Kempin charges Ballmer with purposefully ousting any executives with potential to wrest him from the CEO seat, which he has occupied since 2000.

He said he saw the process first with Richard Belluzzo, a former Hewlett-Packard (HPQ.N) executive credited with launching the Xbox game console who rose to chief operating officer at Microsoft but left after only 14 months in the post, in the same year Kempin left.

“He (Belluzzo) had no room to breathe on the top. When you work that directly with Ballmer and Ballmer believes ‘maybe this guy could someday take over from me’, my God, you will have less air to breathe, that’s what it comes down to.”

Microsoft representatives declined comment. Attempts to reach Belluzzo were not successful.

Several leading executives, touted by outsiders at one time or another as potential successors to Ballmer, have left the company in the last few years, most recently Windows unit chief Steven Sinofsky, who departed in November.

Before Sinofsky, Windows and online head Kevin Johnson went to run Juniper Networks Inc (JNPR.N), Office chief Stephen Elop went to lead phone maker Nokia Oyj (NOK1V.HE), while Ray Ozzie, the software guru Gates designated as Microsoft’s big-picture thinker, left to start his own project.

“Ozzie is a great software guy, he knew what he was doing. But when you see Steve (Ballmer) and him on stage where he (Ozzie) opposed Steve, it was Steve’s way or the highway,” said Kempin.

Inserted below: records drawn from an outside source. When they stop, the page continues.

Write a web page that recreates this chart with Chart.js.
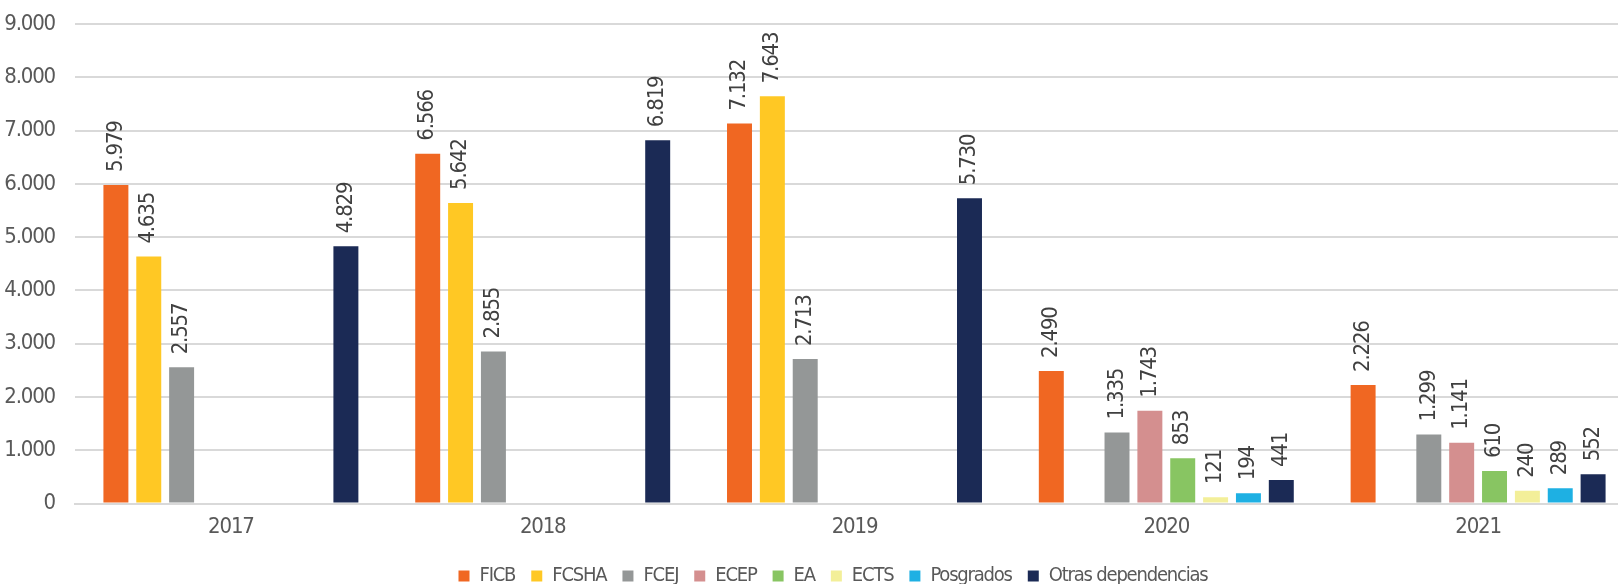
<!DOCTYPE html>
<html>
<head>
<meta charset="utf-8">
<script src="https://cdn.jsdelivr.net/npm/chart.js@4/dist/chart.umd.min.js"></script>
<style>
  html, body { margin: 0; padding: 0; background: #fff; overflow: hidden; }
  #wrap { width: 1634px; height: 584px; }
</style>
</head>
<body>
<div id="wrap"><canvas id="chart" width="1634" height="584"></canvas></div>
<script>
// años
const years = ['2017', '2018', '2019', '2020', '2021'];

// series (null = sin dato)
const ficb      = [5979, 6566, 7132, 2490, 2226];
const fcsha     = [4635, 5642, 7643, null, null];
const fcej      = [2557, 2855, 2713, 1335, 1299];
const ecep      = [null, null, null, 1743, 1141];
const ea        = [null, null, null, 853, 610];
const ects      = [null, null, null, 121, 240];
const posgrados = [null, null, null, 194, 289];
const otras     = [4829, 6819, 5730, 441, 552];

const seriesNames  = ['FICB', 'FCSHA', 'FCEJ', 'ECEP', 'EA', 'ECTS', 'Posgrados', 'Otras dependencias'];
const seriesData   = [ficb, fcsha, fcej, ecep, ea, ects, posgrados, otras];
const seriesColors = ['#F06722', '#FFC824', '#949797', '#D48F8F', '#88C562', '#F3EF99', '#1EB0E3', '#1B2A55'];

const FONT = "'Liberation Sans Narrow', 'DejaVu Sans Condensed', 'Roboto Condensed', Arial, sans-serif";
const FSIZE = 22;

function miles(v) {
    return String(Math.round(v)).replace(/\B(?=(\d{3})+(?!\d))/g, '.');
}

// letra más estrecha (la original es una fuente condensada)
const narrowText = {
    id: 'narrowText',
    beforeLayout(chart) { chart.ctx.letterSpacing = '-1.2px'; },
    beforeDraw(chart) { chart.ctx.letterSpacing = '-1.2px'; }
};

// etiquetas giradas sobre cada barra
const valueLabels = {
    id: 'valueLabels',
    afterDatasetsDraw(chart) {
        const ctx = chart.ctx;
        ctx.save();
        ctx.font = FSIZE + 'px ' + FONT;
        ctx.fillStyle = '#404040';
        ctx.textAlign = 'left';
        ctx.textBaseline = 'middle';
        chart.data.datasets.forEach((ds, i) => {
            const meta = chart.getDatasetMeta(i);
            meta.data.forEach((bar, j) => {
                const v = ds.data[j];
                if (v === null || v === undefined) return;
                ctx.save();
                ctx.translate(bar.x, bar.y - 13);
                ctx.rotate(-Math.PI / 2);
                ctx.fillText(miles(v), 0, 0);
                ctx.restore();
            });
        });
        ctx.restore();
    }
};

// mover la leyenda como en el original
const legendShift = {
    id: 'legendShift',
    afterLayout(chart) {
        const lg = chart.legend;
        if (!lg) return;
        lg.left += 16; lg.right += 16;
    }
};

new Chart(document.getElementById('chart'), {
    type: 'bar',
    data: {
        labels: years,
        datasets: seriesNames.map((name, i) => ({
            label: name,
            data: seriesData[i],
            backgroundColor: seriesColors[i],
            borderWidth: 0,
            categoryPercentage: 0.843,
            barPercentage: 0.76
        }))
    },
    options: {
        responsive: false,
        animation: false,
        devicePixelRatio: 1,
        layout: { padding: { top: 24, left: 0, right: 0, bottom: -12 } },
        scales: {
            x: {
                grid: { display: false, drawTicks: false },
                border: { display: true, color: '#d9d9d9', width: 2 },
                ticks: { color: '#595959', font: { family: FONT, size: FSIZE }, padding: 10 }
            },
            y: {
                min: 0,
                max: 9000,
                afterFit(scale) {
                    scale.width = 75;
                    scale.paddingTop = 12;
                    scale.paddingBottom = 12;
                },
                grid: { color: '#d9d9d9', lineWidth: 2, drawTicks: false },
                border: { display: false },
                ticks: {
                    stepSize: 1000,
                    color: '#595959',
                    font: { family: FONT, size: FSIZE },
                    padding: 20,
                    callback: v => miles(v)
                }
            }
        },
        plugins: {
            legend: {
                position: 'bottom',
                labels: {
                    boxWidth: 11,
                    boxHeight: 11,
                    padding: 16,
                    color: '#595959',
                    font: { family: FONT, size: 20 }
                }
            },
            tooltip: { enabled: false }
        }
    },
    plugins: [narrowText, valueLabels, legendShift]
});
</script>
</body>
</html>
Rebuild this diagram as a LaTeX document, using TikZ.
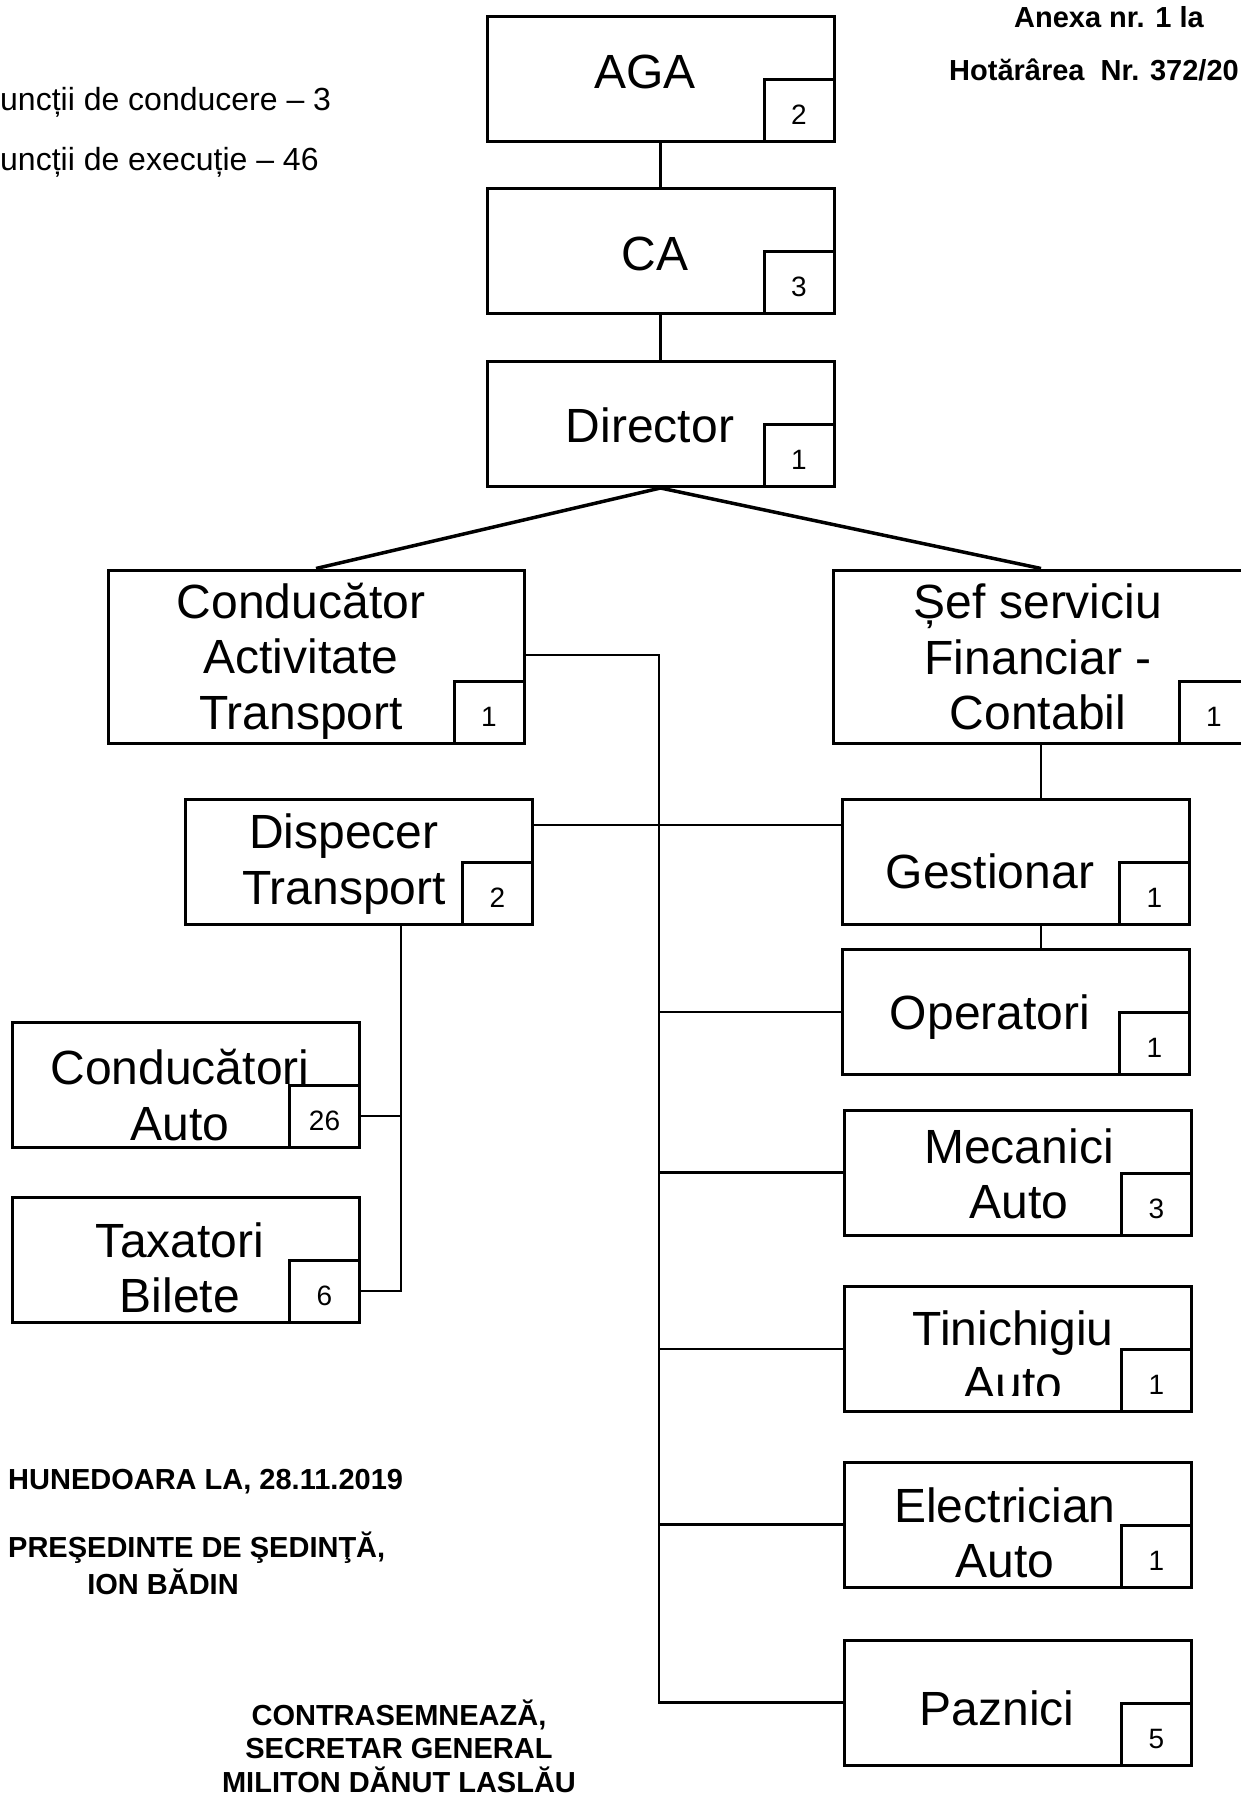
\documentclass[tikz,border=0pt]{standalone}
\usepackage{fontspec}
\setmainfont{Liberation Sans}

\tikzset{
  post/.style={draw, line width=3pt, inner sep=0pt, minimum width=347pt, minimum height=125pt},
  widepost/.style={post, minimum width=416pt, minimum height=173pt},
  headcount/.style={draw, line width=3pt, inner sep=0pt, minimum width=70pt, minimum height=62pt,
    anchor=south east, font=\fontsize{28}{30}\selectfont, text height=28pt, text depth=0pt},
  posttext/.style={align=center, inner sep=0pt, font=\fontsize{48}{55.5}\selectfont},
  notetext/.style={inner sep=0pt, anchor=west, font=\fontsize{32}{36}\selectfont},
  signtext/.style={inner sep=0pt, align=center, font=\bfseries\fontsize{29}{33.5}\selectfont},
  wire/.style={line width=2.5pt},
}

\begin{document}
\begin{tikzpicture}[x=1pt,y=-1pt]
\useasboundingbox (0,0) rectangle (1241,1796);

% top of the chart
\node[post] (aga) at (660.5,78.5) {};
\node[headcount] (agan) at (aga.south east) {2};
\node[posttext] (agat) at (645,72) {AGA};

\node[post] (ca) at (660.5,251) {};
\node[headcount] (can) at (ca.south east) {3};
\node[posttext] (cat) at (655,254) {CA};

\node[post] (dir) at (660.5,424) {};
\node[headcount] (dirn) at (dir.south east) {1};
\node[posttext] (dirt) at (650,425) {Director};

% the two heads
\node[widepost] (cond) at (316,656.5) {};
\node[headcount] (condn) at (cond.south east) {1};
\node[posttext] (condt) at (301,661) {Conducător\\Activitate\\Transport};

\node[widepost] (sef) at (1041,656.5) {};
\node[headcount] (sefn) at (sef.south east) {1};
\node[posttext] (seft) at (1038,657) {Șef serviciu\\Financiar -\\Contabil};

% left side
\node[post] (disp) at (359,862) {};
\node[headcount] (dispn) at (disp.south east) {2};
\node[posttext] (dispt) at (344,864) {Dispecer\\Transport};

\node[post] (auto) at (186,1084.5) {};
\node[headcount] (auton) at (auto.south east) {26};
\node[posttext] (autot) at (180,1095) {Conducători\\Auto};

\node[post] (tax) at (186,1259.5) {};
\node[headcount] (taxn) at (tax.south east) {6};
\node[posttext] (taxt) at (180,1268) {Taxatori\\Bilete};

% right side
\node[post] (gest) at (1016,862) {};
\node[headcount] (gestn) at (gest.south east) {1};
\node[posttext] (gestt) at (990,871) {Gestionar};

\node[post] (oper) at (1016,1012) {};
\node[headcount] (opern) at (oper.south east) {1};
\node[posttext] (opert) at (990,1017) {Operatori};

\node[post] (mec) at (1018,1172.5) {};
\node[headcount] (mecn) at (mec.south east) {3};
\node[posttext] (mect) at (1019,1174) {Mecanici\\Auto};

\node[post] (tin) at (1018,1349) {};
\node[headcount] (tinn) at (tin.south east) {1};
\begin{scope}
\clip (tin.north west) rectangle (1121,1395);
\node[posttext] (tint) at (1013,1356) {Tinichigiu\\Auto};
\end{scope}

\node[post] (elec) at (1018,1524.5) {};
\node[headcount] (elecn) at (elec.south east) {1};
\node[posttext] (elect) at (1005,1533) {Electrician\\Auto};

\node[post] (paz) at (1018,1702.5) {};
\node[headcount] (pazn) at (paz.south east) {5};
\node[posttext] (pazt) at (997,1708) {Paznici};

% connectors
\draw[wire] (aga.south) -- (ca.north);
\draw[wire] (ca.south) -- (dir.north);
\draw[line width=3.5pt] (cond.north) -- (dir.south) -- (sef.north);

\coordinate (trunk) at (659,655);
\draw[wire] (cond.east |- trunk) -- (trunk) -- (trunk |- paz.west) -- (paz.west);
\foreach \p in {oper,mec,tin,elec}
  \draw[wire] (trunk |- \p.west) -- (\p.west);

\draw[wire] ([yshift=-27pt]disp.north east) -- ([yshift=-27pt]gest.north west);
\draw[wire] (sef.south) -- (sef.south |- gest.north);
\draw[wire] (sef.south |- gest.south) -- (sef.south |- oper.north);

\coordinate (dbus) at ([xshift=42pt]disp.south);
\draw[wire] (dbus) -- (dbus |- taxn.east) -- (taxn.east);
\draw[wire] (dbus |- auton.east) -- (auton.east);

% texts round the chart
\node[notetext] (lead) at (0,102) {uncții de conducere – 3};
\node[notetext] (staff) at (0,162) {uncții de execuție – 46};

\node[signtext] (anexa) at (1109,17) {Anexa nr. 1 la};
\node[signtext, anchor=west] (hot) at (949,70) {Hotărârea~ Nr. 372/20};

\node[signtext, anchor=west] (place) at (8,1482) {HUNEDOARA LA, 28.11.2019};
\node[signtext, anchor=west] (pres) at (8,1548) {PREŞEDINTE DE ŞEDINŢĂ,};
\node[signtext] (presname) at (163,1582) {ION BĂDIN};
\node[signtext] (secr) at (399,1746) {CONTRASEMNEAZĂ,\\SECRETAR GENERAL\\MILITON DĂNUT LASLĂU};
\end{tikzpicture}
\end{document}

Kempin said he spoke to Ballmer around two years ago and expressed his concerns about his management style and direction of the company, but has seen no changes since. He said he sent Ballmer and Gates copies of his new book but has yet to get a reply.

“Steve is a very good business guy, but make him a chief operating officer, not a CEO, and your business is going to go gangbusters,” said Kempin. “I respect that guy (Ballmer), but there are some limitations in what he can and can’t do and maybe he hasn’t realized them himself.”

MISSED OPPORTUNITIES
In his book, Kempin writes about how Microsoft foresaw the major moves in technology in the last decade, but bungled its entry into tablets, phones and social media, ceding leadership in the technology world to Apple Inc (AAPL.O) and others.

“They missed all the opportunities they were talking about when I was still in the company. Tablets, phones…we had a tablet going, we had tablet software when Windows XP came out, it was never followed up properly,” said Kempin.

He also claims the decline of PCs is partly due to Microsoft’s mismanagement of hardware makers, an area that Kempin oversaw at Microsoft.

“Just think about the insult of Microsoft coming out with a tablet themselves, trying to mimic Apple, and now they are going to come out with a notebook on top of it,” said Kempin, referring to Microsoft’s Surface RT tablet and soon-to-be-released Surface running Windows Pro.

Several PC makers went public with their unease about Microsoft’s decision to make its own computers last year.